You've heard it all before: Los Angeles is a left-leaning, high-tax, labor-friendly city that is almost hostile to startups and small businesses.
Yet the city remains the anchor of one of the world's largest economies, with California housing more billionaires than any other place but the United States itself and China.
L.A.'s Silicon Beach tech scene is thriving, downtown's skyline is filled with cranes at work, and small businesses, particularly immigrant-led ones, seem to crop up everywhere here.
But small business owners are a sour bunch, it seems.
A new survey of 18,000 small business owners nationwide, including 2,398 in California, found discontent with our city's entrepreneurial climate.
The Small Business Friendliness Survey by job-sourcing site Thumbtack found that L.A. County has “average local friendliness to microenterprise, but lower scores for ease of starting a business,” a rep said.
“Small business owners reported that it was more difficult to start a business in Los Angeles than in other cities,” he said.

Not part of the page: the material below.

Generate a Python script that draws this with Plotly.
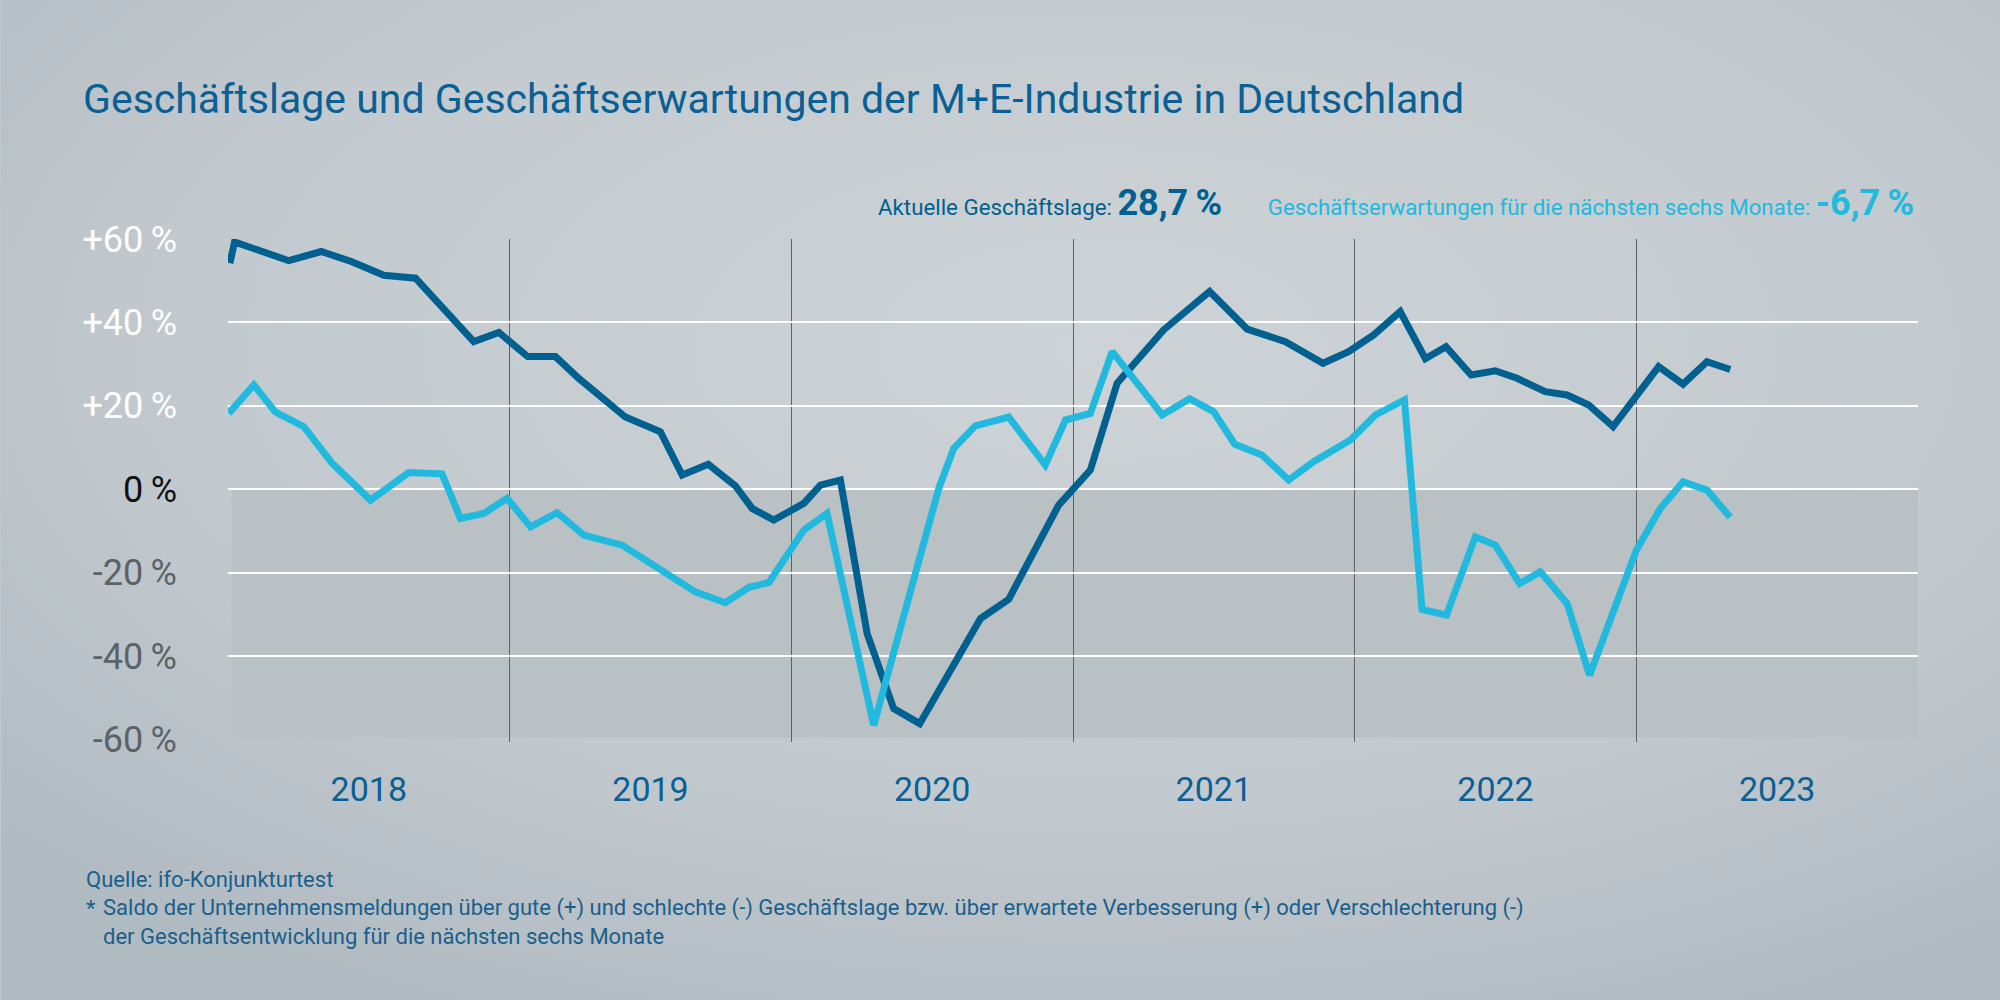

In fact, Los Angeles got a sad C- grade overall, the site says.
The worst grade, D+, came for “ease of starting a business.” The best, B, was for “ease of hiring” (must be all the low-wage immigrants), the survey found.
The conclusion here is that government needs to step out of the way and let business owners have their way, because what's good for the merchant class is good for all … allegedly.
“Small business owners on Thumbtack have consistently told us that they welcome support from their government but are frequently frustrated by unnecessary bureaucratic obstacles,” said Jon Lieber, the site's chief economist. “Given that there is a crisis of entrepreneurship in the United States, seen in the broad collapse of self-employment across industries and states, creating the right environment for business startups is more important than ever.”